---------- PROVIDED MATERIAL
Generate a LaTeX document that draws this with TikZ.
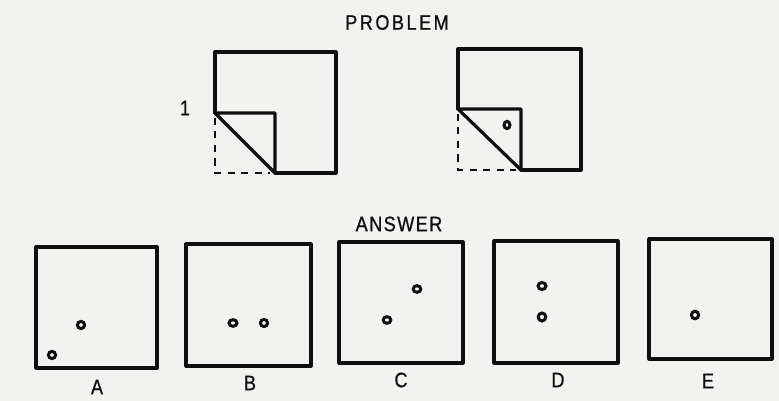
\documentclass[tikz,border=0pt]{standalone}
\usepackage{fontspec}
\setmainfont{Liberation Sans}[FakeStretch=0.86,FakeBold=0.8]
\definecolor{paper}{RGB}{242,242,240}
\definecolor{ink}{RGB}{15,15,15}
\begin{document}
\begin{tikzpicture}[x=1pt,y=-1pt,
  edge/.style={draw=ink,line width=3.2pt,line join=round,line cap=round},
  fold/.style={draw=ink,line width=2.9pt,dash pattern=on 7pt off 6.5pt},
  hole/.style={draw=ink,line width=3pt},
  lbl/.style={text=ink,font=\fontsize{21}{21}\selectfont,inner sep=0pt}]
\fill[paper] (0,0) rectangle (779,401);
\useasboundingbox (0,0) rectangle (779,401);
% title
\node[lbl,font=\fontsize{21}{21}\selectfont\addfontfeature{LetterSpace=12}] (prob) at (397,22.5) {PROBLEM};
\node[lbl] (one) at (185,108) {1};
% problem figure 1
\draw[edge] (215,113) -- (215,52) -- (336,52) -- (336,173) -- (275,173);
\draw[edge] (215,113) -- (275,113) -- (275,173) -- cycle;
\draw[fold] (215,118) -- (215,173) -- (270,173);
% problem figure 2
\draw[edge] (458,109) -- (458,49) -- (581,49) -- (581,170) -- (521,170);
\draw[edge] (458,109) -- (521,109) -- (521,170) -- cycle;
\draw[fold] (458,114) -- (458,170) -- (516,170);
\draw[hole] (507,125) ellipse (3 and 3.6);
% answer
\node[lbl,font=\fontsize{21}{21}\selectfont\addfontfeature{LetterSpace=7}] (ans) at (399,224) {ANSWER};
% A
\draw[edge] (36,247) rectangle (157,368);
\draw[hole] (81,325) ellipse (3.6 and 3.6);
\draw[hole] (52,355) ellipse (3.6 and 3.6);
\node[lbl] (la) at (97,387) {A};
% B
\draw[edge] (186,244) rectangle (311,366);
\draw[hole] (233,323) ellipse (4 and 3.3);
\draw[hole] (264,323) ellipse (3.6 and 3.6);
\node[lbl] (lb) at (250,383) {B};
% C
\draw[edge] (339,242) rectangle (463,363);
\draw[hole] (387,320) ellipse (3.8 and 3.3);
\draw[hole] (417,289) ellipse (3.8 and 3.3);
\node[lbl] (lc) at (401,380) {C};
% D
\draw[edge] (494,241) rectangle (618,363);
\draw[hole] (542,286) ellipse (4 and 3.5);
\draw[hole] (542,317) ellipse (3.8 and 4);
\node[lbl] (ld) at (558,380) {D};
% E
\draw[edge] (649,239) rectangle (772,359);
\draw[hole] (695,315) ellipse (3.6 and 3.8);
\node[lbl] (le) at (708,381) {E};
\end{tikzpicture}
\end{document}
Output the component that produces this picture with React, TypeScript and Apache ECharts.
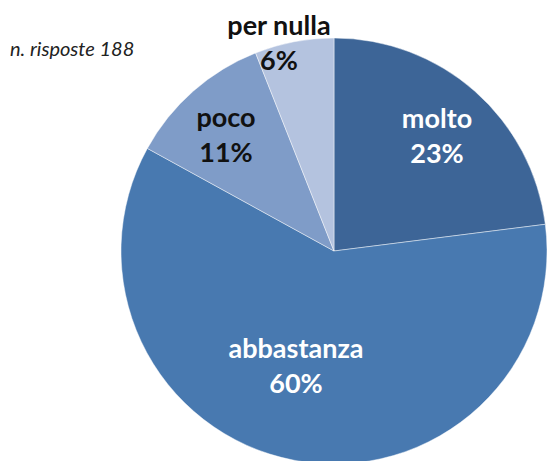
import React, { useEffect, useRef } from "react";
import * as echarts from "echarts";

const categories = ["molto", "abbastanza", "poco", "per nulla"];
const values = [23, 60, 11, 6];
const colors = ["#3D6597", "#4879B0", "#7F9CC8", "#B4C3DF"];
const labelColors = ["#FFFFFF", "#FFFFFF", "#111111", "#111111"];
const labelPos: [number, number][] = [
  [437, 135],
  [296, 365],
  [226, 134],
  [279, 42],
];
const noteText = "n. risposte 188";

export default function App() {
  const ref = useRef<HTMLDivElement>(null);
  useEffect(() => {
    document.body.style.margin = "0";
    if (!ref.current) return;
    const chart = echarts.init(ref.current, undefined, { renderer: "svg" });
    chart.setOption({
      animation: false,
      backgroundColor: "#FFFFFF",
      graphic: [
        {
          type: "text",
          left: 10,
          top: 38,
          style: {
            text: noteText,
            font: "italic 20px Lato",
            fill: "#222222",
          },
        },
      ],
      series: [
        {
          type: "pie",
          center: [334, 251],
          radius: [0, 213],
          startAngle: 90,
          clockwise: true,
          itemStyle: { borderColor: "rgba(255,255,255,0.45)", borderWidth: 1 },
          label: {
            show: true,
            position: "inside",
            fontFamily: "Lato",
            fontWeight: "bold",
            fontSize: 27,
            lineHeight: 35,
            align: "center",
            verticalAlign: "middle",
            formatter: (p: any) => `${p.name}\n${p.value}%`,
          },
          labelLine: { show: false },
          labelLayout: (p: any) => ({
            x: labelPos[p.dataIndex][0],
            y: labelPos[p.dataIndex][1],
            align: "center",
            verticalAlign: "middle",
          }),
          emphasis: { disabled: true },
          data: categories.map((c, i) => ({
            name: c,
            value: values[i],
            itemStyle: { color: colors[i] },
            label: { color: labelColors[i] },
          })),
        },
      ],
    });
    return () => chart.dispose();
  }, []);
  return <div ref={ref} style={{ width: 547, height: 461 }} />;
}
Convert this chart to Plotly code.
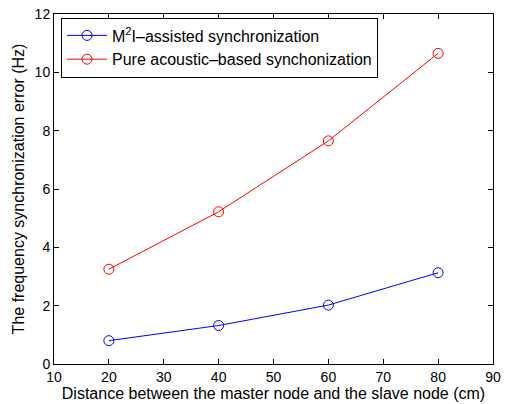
--------------------
Pictures appear in the records above. Output everything except them, exactly.

Generate a LaTeX document that draws this with TikZ.
\documentclass[tikz,border=0pt]{standalone}
\usepackage{fontspec}
\setmainfont{Liberation Sans}[FakeStretch=0.86,FakeBold=0.8]
\definecolor{paper}{RGB}{242,242,240}
\definecolor{ink}{RGB}{15,15,15}
\begin{document}
\begin{tikzpicture}[x=1pt,y=-1pt,
  edge/.style={draw=ink,line width=3.2pt,line join=round,line cap=round},
  fold/.style={draw=ink,line width=2.9pt,dash pattern=on 7pt off 6.5pt},
  hole/.style={draw=ink,line width=3pt},
  lbl/.style={text=ink,font=\fontsize{21}{21}\selectfont,inner sep=0pt}]
\fill[paper] (0,0) rectangle (779,401);
\useasboundingbox (0,0) rectangle (779,401);
% title
\node[lbl,font=\fontsize{21}{21}\selectfont\addfontfeature{LetterSpace=12}] (prob) at (397,22.5) {PROBLEM};
\node[lbl] (one) at (185,108) {1};
% problem figure 1
\draw[edge] (215,113) -- (215,52) -- (336,52) -- (336,173) -- (275,173);
\draw[edge] (215,113) -- (275,113) -- (275,173) -- cycle;
\draw[fold] (215,118) -- (215,173) -- (270,173);
% problem figure 2
\draw[edge] (458,109) -- (458,49) -- (581,49) -- (581,170) -- (521,170);
\draw[edge] (458,109) -- (521,109) -- (521,170) -- cycle;
\draw[fold] (458,114) -- (458,170) -- (516,170);
\draw[hole] (507,125) ellipse (3 and 3.6);
% answer
\node[lbl,font=\fontsize{21}{21}\selectfont\addfontfeature{LetterSpace=7}] (ans) at (399,224) {ANSWER};
% A
\draw[edge] (36,247) rectangle (157,368);
\draw[hole] (81,325) ellipse (3.6 and 3.6);
\draw[hole] (52,355) ellipse (3.6 and 3.6);
\node[lbl] (la) at (97,387) {A};
% B
\draw[edge] (186,244) rectangle (311,366);
\draw[hole] (233,323) ellipse (4 and 3.3);
\draw[hole] (264,323) ellipse (3.6 and 3.6);
\node[lbl] (lb) at (250,383) {B};
% C
\draw[edge] (339,242) rectangle (463,363);
\draw[hole] (387,320) ellipse (3.8 and 3.3);
\draw[hole] (417,289) ellipse (3.8 and 3.3);
\node[lbl] (lc) at (401,380) {C};
% D
\draw[edge] (494,241) rectangle (618,363);
\draw[hole] (542,286) ellipse (4 and 3.5);
\draw[hole] (542,317) ellipse (3.8 and 4);
\node[lbl] (ld) at (558,380) {D};
% E
\draw[edge] (649,239) rectangle (772,359);
\draw[hole] (695,315) ellipse (3.6 and 3.8);
\node[lbl] (le) at (708,381) {E};
\end{tikzpicture}
\end{document}
Output the component that produces this picture with React, TypeScript and Apache ECharts.
import React, { useEffect, useRef } from "react";
import * as echarts from "echarts";

const categories = ["molto", "abbastanza", "poco", "per nulla"];
const values = [23, 60, 11, 6];
const colors = ["#3D6597", "#4879B0", "#7F9CC8", "#B4C3DF"];
const labelColors = ["#FFFFFF", "#FFFFFF", "#111111", "#111111"];
const labelPos: [number, number][] = [
  [437, 135],
  [296, 365],
  [226, 134],
  [279, 42],
];
const noteText = "n. risposte 188";

export default function App() {
  const ref = useRef<HTMLDivElement>(null);
  useEffect(() => {
    document.body.style.margin = "0";
    if (!ref.current) return;
    const chart = echarts.init(ref.current, undefined, { renderer: "svg" });
    chart.setOption({
      animation: false,
      backgroundColor: "#FFFFFF",
      graphic: [
        {
          type: "text",
          left: 10,
          top: 38,
          style: {
            text: noteText,
            font: "italic 20px Lato",
            fill: "#222222",
          },
        },
      ],
      series: [
        {
          type: "pie",
          center: [334, 251],
          radius: [0, 213],
          startAngle: 90,
          clockwise: true,
          itemStyle: { borderColor: "rgba(255,255,255,0.45)", borderWidth: 1 },
          label: {
            show: true,
            position: "inside",
            fontFamily: "Lato",
            fontWeight: "bold",
            fontSize: 27,
            lineHeight: 35,
            align: "center",
            verticalAlign: "middle",
            formatter: (p: any) => `${p.name}\n${p.value}%`,
          },
          labelLine: { show: false },
          labelLayout: (p: any) => ({
            x: labelPos[p.dataIndex][0],
            y: labelPos[p.dataIndex][1],
            align: "center",
            verticalAlign: "middle",
          }),
          emphasis: { disabled: true },
          data: categories.map((c, i) => ({
            name: c,
            value: values[i],
            itemStyle: { color: colors[i] },
            label: { color: labelColors[i] },
          })),
        },
      ],
    });
    return () => chart.dispose();
  }, []);
  return <div ref={ref} style={{ width: 547, height: 461 }} />;
}
Convert this chart to Plotly code.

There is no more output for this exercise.